I’ve had another thought about the original topic of this thread.

Some sentences are more difficult to read than others, and some people have better reading comprehension than others. It ought to be possible to infer both of these by looking at how often a sentence is skipped, and how likely a user is to skip a sentence compared to other users.

Start by giving the user a low comprehension level and feed them sentences that match that level, plus some variance and unknowns. As their comprehension level increases, they get more difficult sentences.

This way, a new user with a poor reading level won’t be immediately put off, and their voice and accent will be trained on sentences that they’re more likely to utter.

Re: licensing, from the above post, I guess the collector can set the terms on anything that’s explicitly opt-in, so IRC, WhatsApp, Facebook, Twitter or mailing list posts won’t be a problem. Wiktionary and simple Wikipedia are a different issue though.

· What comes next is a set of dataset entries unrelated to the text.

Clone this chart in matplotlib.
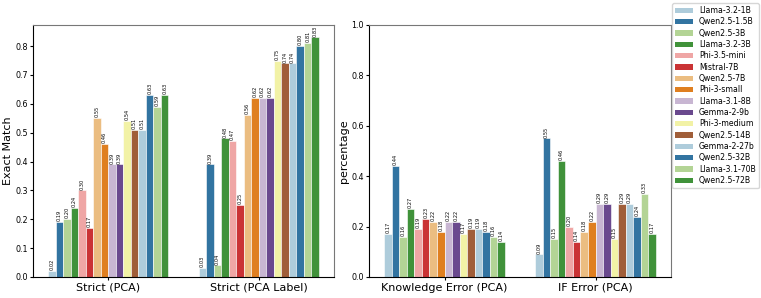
import colorsys
import numpy as np
import matplotlib
matplotlib.use("Agg")
import matplotlib.pyplot as plt
from matplotlib.patches import Patch

models = ["Llama-3.2-1B", "Qwen2.5-1.5B", "Qwen2.5-3B", "Llama-3.2-3B", "Phi-3.5-mini",
          "Mistral-7B", "Qwen2.5-7B", "Phi-3-small", "Llama-3.1-8B", "Gemma-2-9b",
          "Phi-3-medium", "Qwen2.5-14B", "Gemma-2-27b", "Qwen2.5-32B", "Llama-3.1-70B",
          "Qwen2.5-72B"]

left_cats = ["Strict (PCA)", "Strict (PCA Label)"]
right_cats = ["Knowledge Error (PCA)", "IF Error (PCA)"]

strict_pca = [0.02, 0.19, 0.20, 0.24, 0.30, 0.17, 0.55, 0.46, 0.39, 0.39, 0.54, 0.51, 0.51, 0.63, 0.59, 0.63]
strict_label = [0.03, 0.39, 0.04, 0.48, 0.47, 0.25, 0.56, 0.62, 0.62, 0.62, 0.75, 0.74, 0.74, 0.80, 0.81, 0.83]
knowledge_err = [0.17, 0.44, 0.16, 0.27, 0.19, 0.23, 0.22, 0.18, 0.22, 0.22, 0.17, 0.19, 0.19, 0.18, 0.16, 0.14]
if_err = [0.09, 0.55, 0.15, 0.46, 0.20, 0.14, 0.18, 0.22, 0.29, 0.29, 0.15, 0.29, 0.29, 0.24, 0.33, 0.17]

paired = plt.get_cmap("Paired").colors


def desat(c, prop=0.75):
    h, l, s = colorsys.rgb_to_hls(*c[:3])
    return colorsys.hls_to_rgb(h, l, s * prop)


colors = [desat(paired[i % 12]) for i in range(len(models))]

fig = plt.figure(figsize=(7.61, 2.98), dpi=100)
ax1 = fig.add_axes([33 / 761, 21 / 298, 301 / 761, 252 / 298])
ax2 = fig.add_axes([369 / 761, 21 / 298, 302 / 761, 252 / 298])

n = len(models)
w = 0.8 / n


def draw(ax, cats, series_list):
    x = np.arange(len(cats))
    for i, m in enumerate(models):
        vals = [s[i] for s in series_list]
        pos = x - 0.4 + w * (i + 0.5)
        bars = ax.bar(pos, vals, width=w, color=colors[i], edgecolor="white", linewidth=0.4, label=m)
        for b, v in zip(bars, vals):
            ax.text(b.get_x() + b.get_width() / 2, v + 0.003, f"{v:.2f}", rotation=90,
                    ha="center", va="bottom", fontsize=3.6)
    ax.set_xticks(x)
    ax.set_xticklabels(cats, fontsize=8)
    ax.set_xlim(-0.5, len(cats) - 0.5)
    ax.tick_params(axis="y", labelsize=5.8, length=2, pad=1.5)
    ax.tick_params(axis="x", length=2, pad=2)
    for sp in ["top", "right"]:
        ax.spines[sp].set_color("#777777")


draw(ax1, left_cats, [strict_pca, strict_label])
draw(ax2, right_cats, [knowledge_err, if_err])

ax1.set_ylim(0, 0.873)
ax1.set_yticks(np.arange(0, 0.81, 0.1))
ax1.set_ylabel("Exact Match", fontsize=8, labelpad=1.5)
ax2.set_ylim(0, 1.0)
ax2.set_yticks(np.arange(0, 1.01, 0.2))
ax2.set_ylabel("percentage", fontsize=8, labelpad=1.5)

handles = [Patch(facecolor=colors[i], label=models[i]) for i in range(n)]
fig.legend(handles=handles, loc="upper right", bbox_to_anchor=(0.999, 0.995), fontsize=5.6,
           frameon=True, handlelength=2.2, handleheight=0.7, labelspacing=0.3,
           borderpad=0.4, handletextpad=0.8, borderaxespad=0.2, fancybox=True)

fig.savefig("out.png", dpi=100)
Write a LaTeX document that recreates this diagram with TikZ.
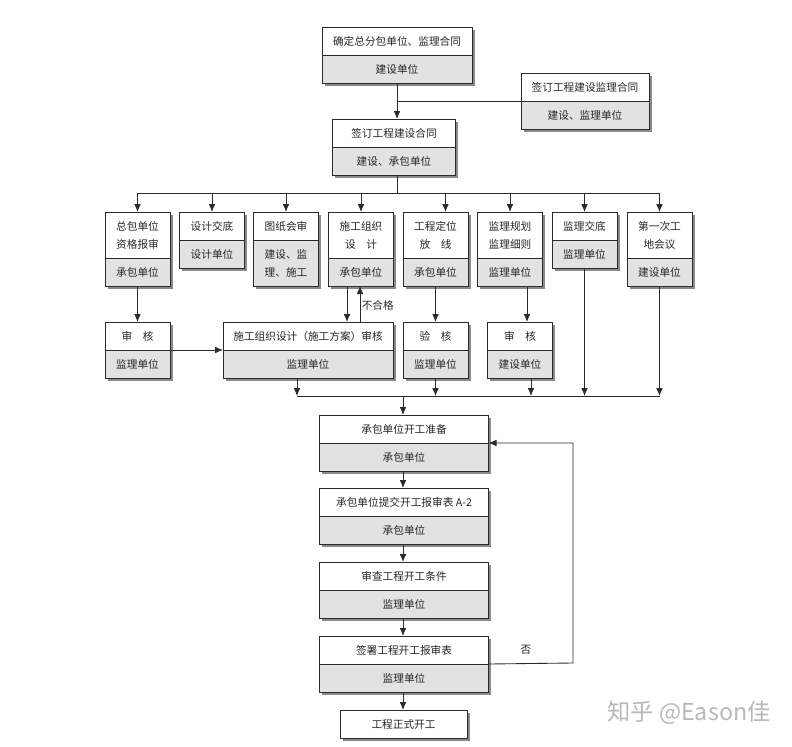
\documentclass[tikz,border=0pt]{standalone}
\usepackage{fontspec}
\usepackage{tikz}
\usetikzlibrary{positioning,shadows,calc,arrows.meta}
\newfontfamily\cjk{Noto Sans CJK SC}
\definecolor{FlowLine}{HTML}{2B2B2B}
\definecolor{FlowUnit}{HTML}{E2E2E2}
\definecolor{FlowShade}{HTML}{8A8A8A}
\tikzset{
  head/.style={draw=FlowLine,fill=white,line width=.6pt,inner sep=0pt,outer sep=0pt,
    align=center,minimum height=21pt,text=black!85,
    font=\cjk\fontsize{8}{13.5}\selectfont,
    drop shadow={shadow xshift=2pt,shadow yshift=-2pt,fill=FlowShade,opacity=1}},
  unit/.style={head,fill=FlowUnit},
  tall/.style={minimum height=34.5pt},
  wire/.style={FlowLine,line width=.65pt},
  arr/.style={wire,-{Latex[length=6pt,width=5pt]}},
  lbl/.style={text=black!85,inner sep=1pt,font=\cjk\fontsize{8}{10}\selectfont}
}

\begin{document}
\begin{tikzpicture}[x=.75pt,y=-.75pt]
\path[use as bounding box] (0,0) rectangle (792,746);
% contracts
\node[head,minimum width=112.5pt,anchor=north] (qd) at (397,27) {确定总分包单位、监理合同};
\node[unit,minimum width=112.5pt,below=0pt of qd] (qd-u) {建设单位};
\node[head,minimum width=96pt,anchor=north] (jl) at (585,73) {签订工程建设监理合同};
\node[unit,minimum width=96pt,below=0pt of jl] (jl-u) {建设、监理单位};
\node[head,minimum width=92.25pt,anchor=north] (ht) at (394,119) {签订工程建设合同};
\node[unit,minimum width=92.25pt,below=0pt of ht] (ht-u) {建设、承包单位};
% preparation row
\node[head,tall,minimum width=48.75pt,anchor=north] (b1) at (137.5,212) {总包单位\\资格报审};
\node[unit,minimum width=48.75pt,below=0pt of b1] (b1-u) {承包单位};
\node[head,minimum width=48.75pt,anchor=north] (b2) at (212,212) {设计交底};
\node[unit,minimum width=48.75pt,below=0pt of b2] (b2-u) {设计单位};
\node[head,minimum width=48.75pt,anchor=north] (b3) at (286,212) {图纸会审};
\node[unit,tall,minimum width=48.75pt,below=0pt of b3] (b3-u) {建设、监\\理、施工};
\node[head,tall,minimum width=48.75pt,anchor=north] (b4) at (361,212) {施工组织\\设\quad 计};
\node[unit,minimum width=48.75pt,below=0pt of b4] (b4-u) {承包单位};
\node[head,tall,minimum width=48.75pt,anchor=north] (b5) at (435.5,212) {工程定位\\放\quad 线};
\node[unit,minimum width=48.75pt,below=0pt of b5] (b5-u) {承包单位};
\node[head,tall,minimum width=48.75pt,anchor=north] (b6) at (510,212) {监理规划\\监理细则};
\node[unit,minimum width=48.75pt,below=0pt of b6] (b6-u) {监理单位};
\node[head,minimum width=48.75pt,anchor=north] (b7) at (584.5,212) {监理交底};
\node[unit,minimum width=48.75pt,below=0pt of b7] (b7-u) {监理单位};
\node[head,tall,minimum width=48.75pt,anchor=north] (b8) at (659.5,212) {第一次工\\地会议};
\node[unit,minimum width=48.75pt,below=0pt of b8] (b8-u) {建设单位};
% review row
\node[head,minimum width=48.75pt,anchor=north] (r1) at (137.5,322) {审\quad 核};
\node[unit,minimum width=48.75pt,below=0pt of r1] (r1-u) {监理单位};
\node[head,minimum width=127.5pt,anchor=north] (r2) at (308,322) {施工组织设计（施工方案）审核};
\node[unit,minimum width=127.5pt,below=0pt of r2] (r2-u) {监理单位};
\node[head,minimum width=48.75pt,anchor=north] (r3) at (435.5,322) {验\quad 核};
\node[unit,minimum width=48.75pt,below=0pt of r3] (r3-u) {监理单位};
\node[head,minimum width=48.75pt,anchor=north] (r4) at (520,322) {审\quad 核};
\node[unit,minimum width=48.75pt,below=0pt of r4] (r4-u) {建设单位};
% start-up chain
\node[head,minimum width=126.75pt,anchor=north] (c1) at (404,415) {承包单位开工准备};
\node[unit,minimum width=126.75pt,below=0pt of c1] (c1-u) {承包单位};
\node[head,minimum width=126.75pt,anchor=north] (c2) at (404,488) {承包单位提交开工报审表 A-2};
\node[unit,minimum width=126.75pt,below=0pt of c2] (c2-u) {承包单位};
\node[head,minimum width=126.75pt,anchor=north] (c3) at (404,562) {审查工程开工条件};
\node[unit,minimum width=126.75pt,below=0pt of c3] (c3-u) {监理单位};
\node[head,minimum width=126.75pt,anchor=north] (c4) at (404,636) {签署工程开工报审表};
\node[unit,minimum width=126.75pt,below=0pt of c4] (c4-u) {监理单位};
\node[head,minimum width=95.25pt,anchor=north] (c5) at (403.5,710) {工程正式开工};
% connectors
\coordinate (bus1) at (397,193);
\coordinate (bus2) at (403,396);
\coordinate (fb) at (573,663);
\draw[arr] (qd-u.south) -- (qd-u.south |- ht.north);
\draw[wire] (jl-u.north west) -- (jl-u.north west -| qd-u.south);
\draw[wire] (ht-u.south -| bus1) -- (bus1);
\draw[wire] (b1.north |- bus1) -- (b8.north |- bus1);
\foreach \b in {b1,b2,b3,b4,b6,b7,b8}
  \draw[arr] (\b.north |- bus1) -- (\b.north);
\draw[arr] ($(b5.north |- bus1)+(10,0)$) -- ($(b5.north)+(10,0)$);
\draw[arr] (b1-u.south) -- (r1.north);
\draw[arr] ($(b4-u.south)+(-14,0)$) -- ($(r2.north -| b4-u.south)+(-14,0)$);
\draw[arr] ($(r2.north -| b4-u.south)+(-1,0)$) -- ($(b4-u.south)+(-1,0)$)
  node[lbl,right,pos=.45] (ng) {不合格};
\draw[arr] (b5-u.south) -- (b5-u.south |- r3.north);
\draw[arr] ($(b6-u.south)+(17,0)$) -- ($(b6-u.south |- r4.north)+(17,0)$);
\draw[arr] (r1-u.north east) -- (r2-u.north west);
\draw[wire] ($(r2-u.south |- bus2)+(-11,0)$) -- (b8-u.south |- bus2);
\draw[arr] ($(r2-u.south)+(-11,0)$) -- ($(r2-u.south |- bus2)+(-11,0)$);
\draw[arr] (r3-u.south) -- (r3-u.south |- bus2);
\draw[arr] ($(r4-u.south)+(11,0)$) -- ($(r4-u.south |- bus2)+(11,0)$);
\draw[arr] (b7-u.south) -- (b7-u.south |- bus2);
\draw[arr] (b8-u.south) -- (b8-u.south |- bus2);
\draw[arr] (bus2) -- (bus2 |- c1.north);
\draw[arr] (c1-u.south -| bus2) -- (bus2 |- c2.north);
\draw[arr] (c2-u.south -| bus2) -- (bus2 |- c3.north);
\draw[arr] (c3-u.south -| bus2) -- (bus2 |- c4.north);
\draw[arr] (c4-u.south -| bus2) -- (bus2 |- c5.north);
\draw[arr] (c4-u.north east) -- (fb) |- (c1-u.north east);
\node[lbl] (no) at (526,650) {否};
\node[text=black!28,font=\cjk\fontsize{17.5}{17.5}\selectfont] (wm) at (689,713) {知乎 @Eason佳};
\end{tikzpicture}
\end{document}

beiserjohannes · February 3, 2020, 7:25pm

I don’t see the problem in using un-common sentences when the corpora is used to train the acoustic model for DeepSpeech. Since the model doesn’t learn words but how a letter sounds like it will be a generic one anyways independent on which words it learned it from.

However, if the text was used for a language model it would be different.

Or am I complete off here?

david-song · February 3, 2020, 9:11pm

Currently it’s only collecting the accents of people who have excellent reading comprehension. Anyone who actually uses STT because they are crap at reading isn’t having their voice collected.

This is a huge barrier to collecting the voices of children and the strong accents of the working class, they just won’t record sentences that they can’t read. No hillbillies, nobody from the ghetto, no underclass. Just a bunch of largely university educated, middle class people, with the only diversity provided by middle class ESL students.

So my complaint was that it’s not using common people at all. I don’t know how that will translate into recognition performance, but I doubt we’ll get feedback from those people anyway. Maybe it’ll be easier to get feedback from our children?